Pnrr farsa: ecco perché non colmerà il divario
- Il Napoletano Espanso
- 1 lug 2022
- Tempo di lettura: 3 min
Aggiornamento: 24 set 2024
di Andrea Mastroberti

“Il divario fra Nord e Sud sarà colmato solo nel 2020” recitava uno dei titoli del Corriere della Sera del 13 settembre 1972. Era la previsione elaborata per l’allora Ministero del Bilancio che immaginava un’Italia diversa cinquant’anni dopo. Da allora la questione meridionale è sempre stata nelle parole di tanti, ma nei progetti di pochi. A dimostrarlo è il rapporto Svimez 2019 che testimonia il progressivo disinvestimento della politica economica nazionale nel Meridione, evidenziando come, a dispetto di ciò che si potrebbe pensare, il livello di spesa pro capite al Sud sia inferiore che nel resto del Paese. Situazione che continua a peggiorare di anno in anno.

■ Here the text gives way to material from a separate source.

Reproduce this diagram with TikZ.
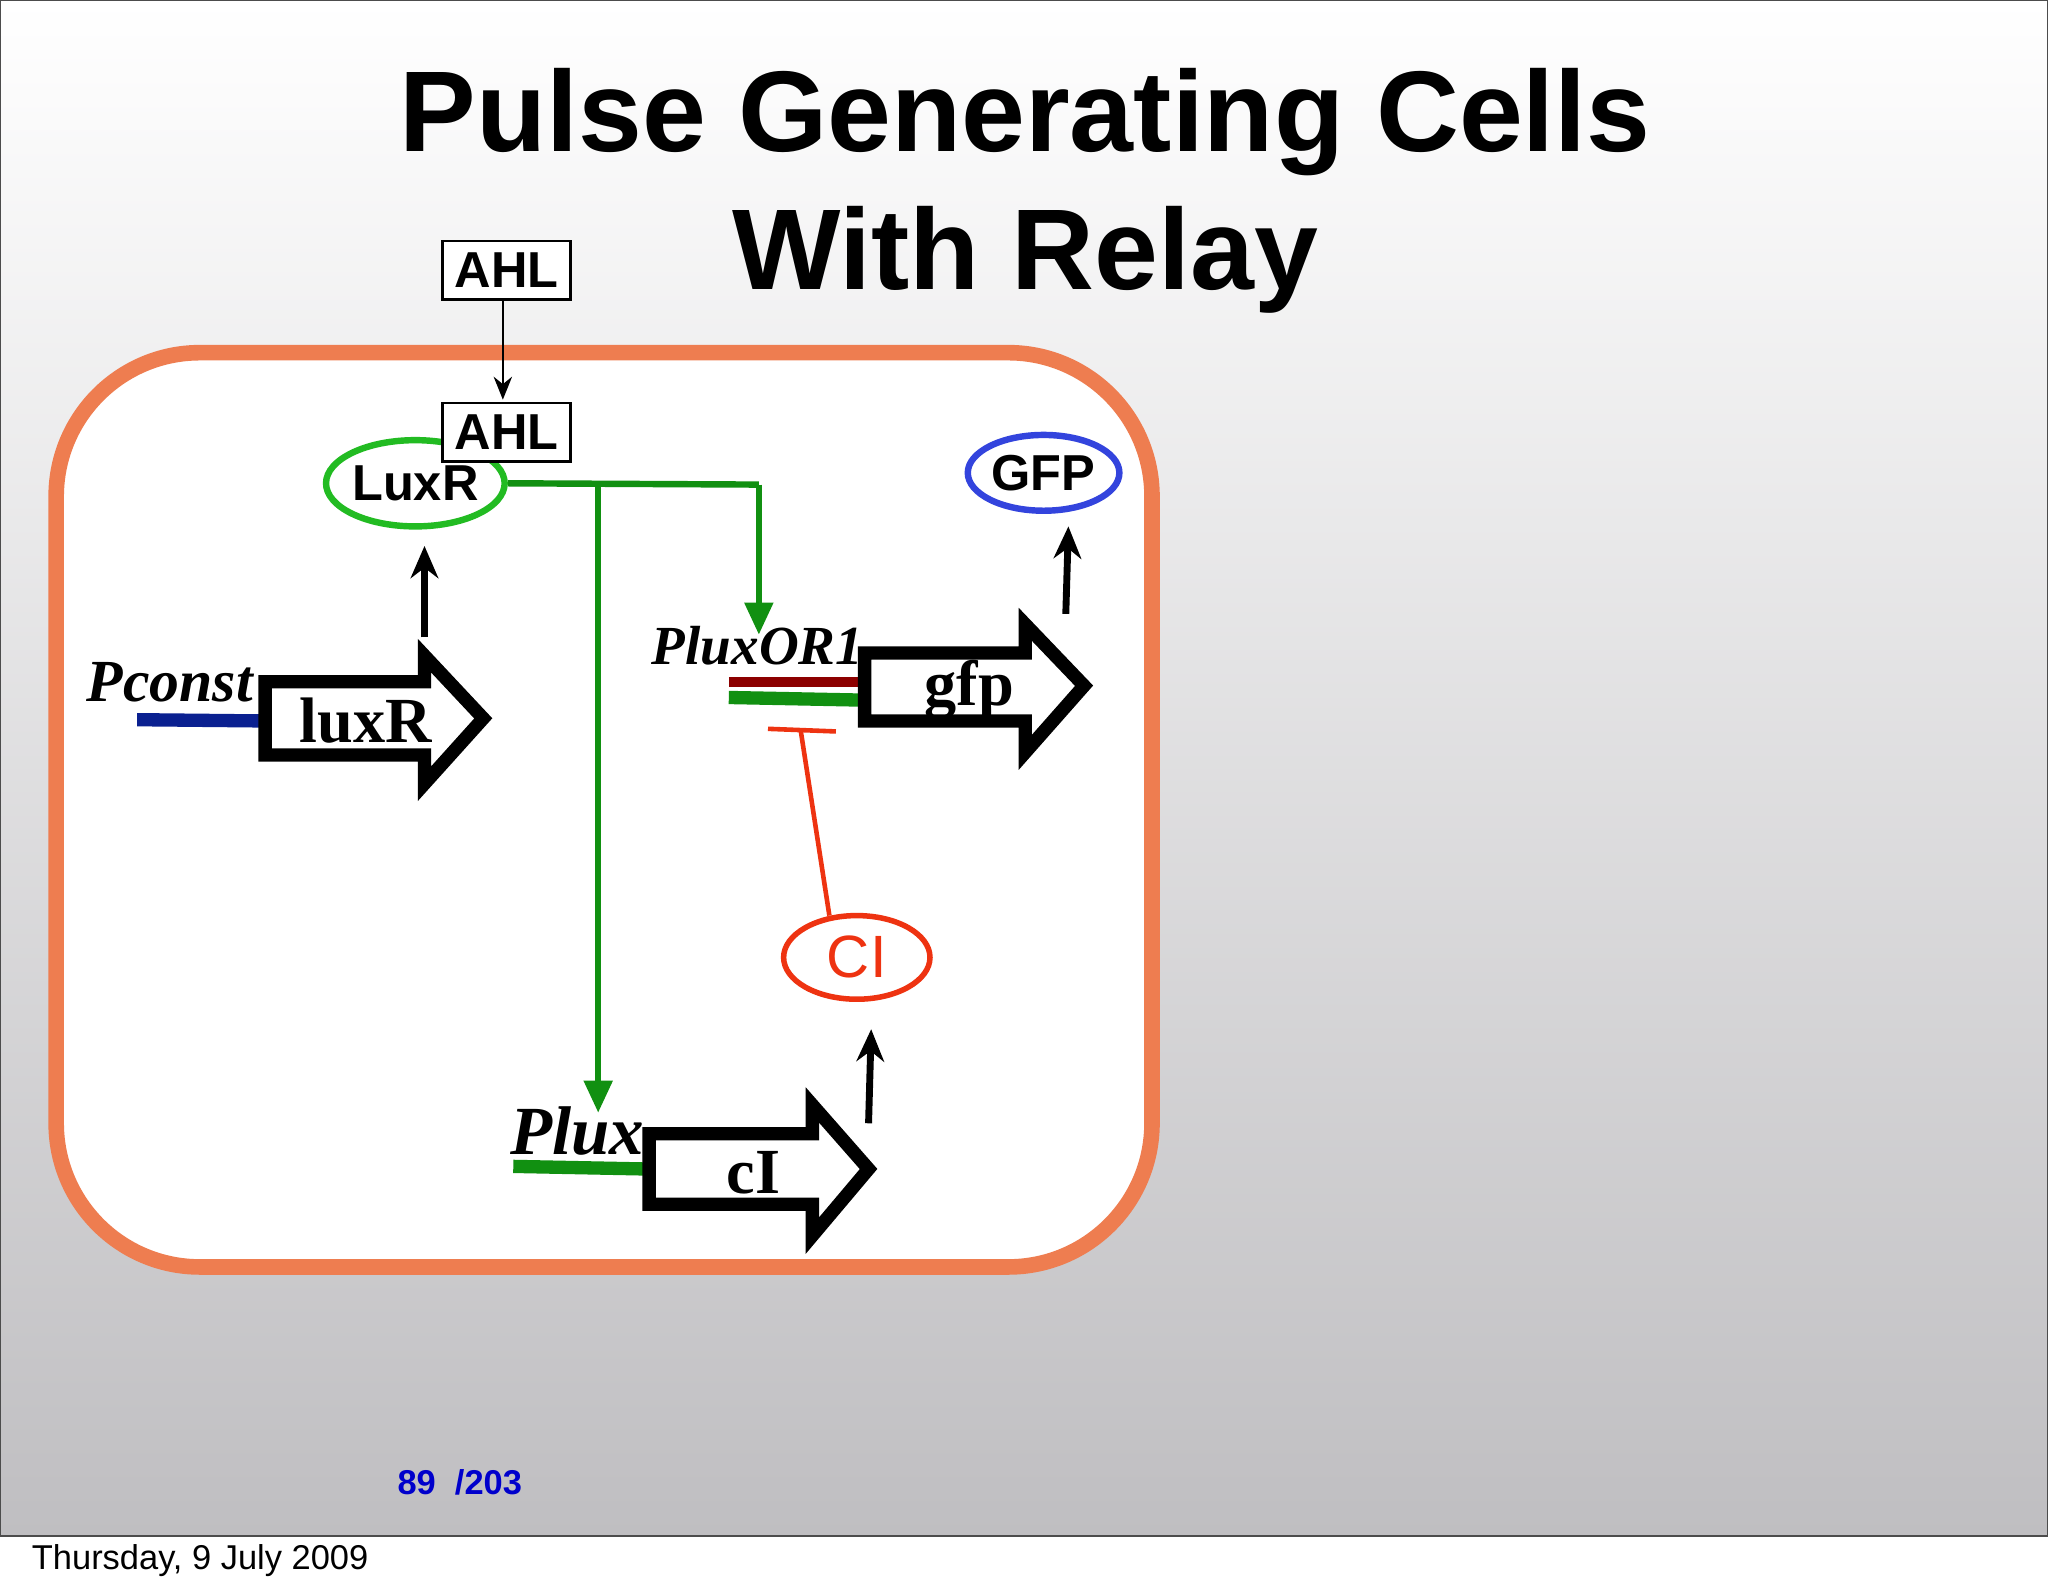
\documentclass[tikz,border=0pt]{standalone}
\usepackage{fontspec}
\setmainfont{Liberation Serif}
\setsansfont{Liberation Sans}
\usetikzlibrary{arrows.meta,shapes.geometric}
\definecolor{cellor}{HTML}{EE7D50}
\definecolor{lgreen}{HTML}{22BB22}
\definecolor{dgreen}{HTML}{119011}
\definecolor{dblue}{HTML}{0A2090}
\definecolor{gfpblue}{HTML}{3344DD}
\definecolor{inred}{HTML}{EE3311}
\definecolor{bgbot}{HTML}{BFBEC1}
\begin{document}
\begin{tikzpicture}[x=0.01cm,y=-0.01cm,
  gene/.style={line width=2.9pt, line join=miter, draw=black},
  prom/.style={font=\fontsize{13}{13}\bfseries\itshape\selectfont},
  gname/.style={font=\fontsize{14}{14}\bfseries\selectfont},
  box/.style={draw, line width=0.6pt, fill=white, minimum width=0.98cm, minimum height=0.45cm, inner sep=0pt, font=\sffamily\bfseries\fontsize{11}{11}\selectfont},
  up/.style={-{Stealth[length=7pt,width=6pt]}, line width=1.5pt},
  act/.style={-{Triangle[length=7pt,width=6pt]}, line width=1.4pt, draw=dgreen}]
\useasboundingbox (0,0) rectangle (1568,1220);
\fill[white] (0,0) rectangle (1568,1220);
\shade[top color=white, bottom color=bgbot] (0,0) rectangle (1568,1176);
\draw[gray!60!black, line width=0.5pt] (0,0) rectangle (1568,1176);
\node[font=\sffamily\bfseries\fontsize{25}{30}\selectfont, align=center] (title) at (785,146) {Pulse Generating Cells\\With Relay};
\node[font=\sffamily\fontsize{7.5}{8}\selectfont, anchor=west] (date) at (12,1195) {Thursday, 9 July 2009};
\node[font=\sffamily\bfseries\fontsize{7.5}{8}\selectfont, text=blue!80!black] (pg) at (352,1135) {89\ \ /203};
% cell
\draw[cellor, line width=3.4pt, fill=white, rounded corners=1.1cm] (43,270) rectangle (882,970);
% AHL
\node[box] (ahl1) at (388,207) {AHL};
\node[ellipse, draw=lgreen, line width=1.4pt, minimum width=1.06cm, minimum height=0.66cm, inner sep=0pt, font=\sffamily\bfseries\fontsize{11}{11}\selectfont] (luxr) at (318,370) {LuxR};
\node[box] (ahl2) at (388,331) {AHL};
\draw[-{Stealth[length=5pt,width=4pt]}, line width=0.5pt] (ahl1.south -| 385,0) -- (385,306) coordinate (ahlend);
% luxR gene
\draw[dblue, line width=2.9pt] (105,551) -- (205,552);
\draw[gene] (203,522) -- (325,522) -- (325,502) -- (370,550) -- (325,600) -- (325,578) -- (203,578) -- cycle;
\node[prom] (pconst) at (130,522) {Pconst};
\node[gname] (luxrg) at (280,552) {luxR};
\coordinate (a1s) at (325,488); \coordinate (a1e) at (325,418);
\draw[up] (a1s) -- (a1e);
% green activation
\coordinate (j1) at (458,371); \coordinate (c1) at (581,371);
\coordinate (t1) at (581,486); \coordinate (t2) at (458,852);
\draw[dgreen, line width=1.4pt] (luxr.east) -- (c1);
\draw[act] (c1) -- (t1);
\draw[act] (j1) -- (t2);
% gfp gene
\node[prom, font=\fontsize{12}{12}\bfseries\itshape\selectfont] (pluxor) at (580,494) {PluxOR1};
\draw[red!55!black, line width=2.3pt] (558,522) -- (660,522);
\draw[dgreen, line width=2.9pt] (558,534) -- (660,536);
\draw[gene] (662,500) -- (785,500) -- (785,478) -- (830,525) -- (785,576) -- (785,552) -- (662,552) -- cycle;
\node[gname] (gfpg) at (742,528) {gfp};
\coordinate (a2s) at (816,470); \coordinate (a2e) at (818,403);
\draw[up] (a2s) -- (a2e);
\node[ellipse, draw=gfpblue, line width=1.4pt, minimum width=1.16cm, minimum height=0.58cm, inner sep=0pt, font=\sffamily\bfseries\fontsize{11}{11}\selectfont] (gfp) at (799,362) {GFP};
% CI
\node[ellipse, draw=inred, line width=1.2pt, minimum width=1.12cm, minimum height=0.64cm, inner sep=0pt, text=inred, font=\sffamily\fontsize{13}{13}\selectfont] (ci) at (656,733) {CI};
\coordinate (inh) at (613,559);
\coordinate (cit) at (635,701);
\draw[inred, line width=1pt] (cit) -- (inh);
\draw[inred, line width=1pt] (588,558) -- (640,560);
% cI gene
\draw[dgreen, line width=2.9pt] (393,893) -- (495,895);
\draw[gene] (497,868) -- (622,868) -- (622,846) -- (665,895) -- (622,946) -- (622,922) -- (497,922) -- cycle;
\node[prom, font=\fontsize{15}{15}\bfseries\itshape\selectfont] (plux) at (442,866) {Plux};
\node[gname] (cig) at (577,898) {cI};
\coordinate (a3s) at (665,860); \coordinate (a3e) at (667,788);
\draw[up] (a3s) -- (a3e);
\end{tikzpicture}
\end{document}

L’Europa è intervenuta porgendo un’ancora di salvataggio, seppur minima, per tentare di riunire l’Italia: le politiche di coesione. Ma evidentemente da Roma non sono stati capaci di afferrare neanche quest’ancora. Ormai ne siamo tutti a conoscenza, Governo compreso, ma è sempre bene ribadire il concetto. Questa una dichiarazione del Ministro dell’economia Franco: «Non basta il Pnrr per ridurre il divario Nord-Sud». Il famigerato Piano Nazionale di Ripresa e Resilienza, realizzato ad hoc con la speranza di risollevare le sorti del Paese dopo la crisi Covid-19 (e adesso anche per far fronte alla guerra), così come strutturato è praticamente insufficiente ad apportare dei miglioramenti significativi all’Italia ed in particolar modo alle aree più depresse del Paese. I progetti finanziati sono per lo più datati ed inefficaci, per i quali negli scorsi decenni non sono state assegnate risorse. Ma il vero problema è che la politica italiana di fronte ad oggettive problematiche e difficoltà, resta del tutto inerme. A destra come a sinistra.
Per legge il 40% delle risorse complessive del Pnrr deve essere investito al Sud, ma come tutti i provvedimenti “all’italiana” controllando le carte emerge che anche quest’ultimo per buona parte si rivela disatteso e senza clausole di salvaguardia. E lo dimostra una recentissima ricerca targata Openpolis: non tutti i Ministeri italiani raggiungono la quota del 40%, con una differenza più ampia in quelli a guida leghista, ma anche i democratici e la sinistra non fanno meglio. Bisogna giustamente considerare anche la questione della mancata spesa delle risorse economiche ricevute. Ma se si vuole comprendere la questione a fondo, non ci si può fermare al singolo fatto e alle lamentele, leghiste e non, del “Nord locomotiva e Sud fannullone”. C’è bisogno di porsi delle domande. Nelle amministrazioni pubbliche del meridione vi è carenza di personale qualificato e specializzato per svolgere mansioni di tipo progettuale, in particolare per ciò che riguarda l’accesso ai bandi, a causa delle gravi condizioni di dissesto finanziario in cui la maggior parte di queste versano. Preso atto di questa situazione, cosa dovrebbe fare un comune meridionale in queste condizioni? Servirebbero tecnici, che il Governo tarda ad inviare.
Con il Pnrr non si realizzeranno progetti necessari al sistema Paese, ma solo in base alla loro cantierabilità: si finanzieranno programmi vecchi ed inefficienti che non risolveranno le problematiche attuali. Vince chi è più bravo a scriverli, non chi ha reali necessità. Verranno realizzati asili nido in Emilia Romagna dove ce ne sono già, e nessuno in Calabria dove occorrono. Va favorita la competizione tra i territori dicono. Ma deve essere leale, tutti partano dallo stesso livello. E con lo spettro di arrivare all’autonomia differenziata che lacererà definitivamente il Paese. Ovviamente senza applicazione dei livelli essenziali delle prestazioni.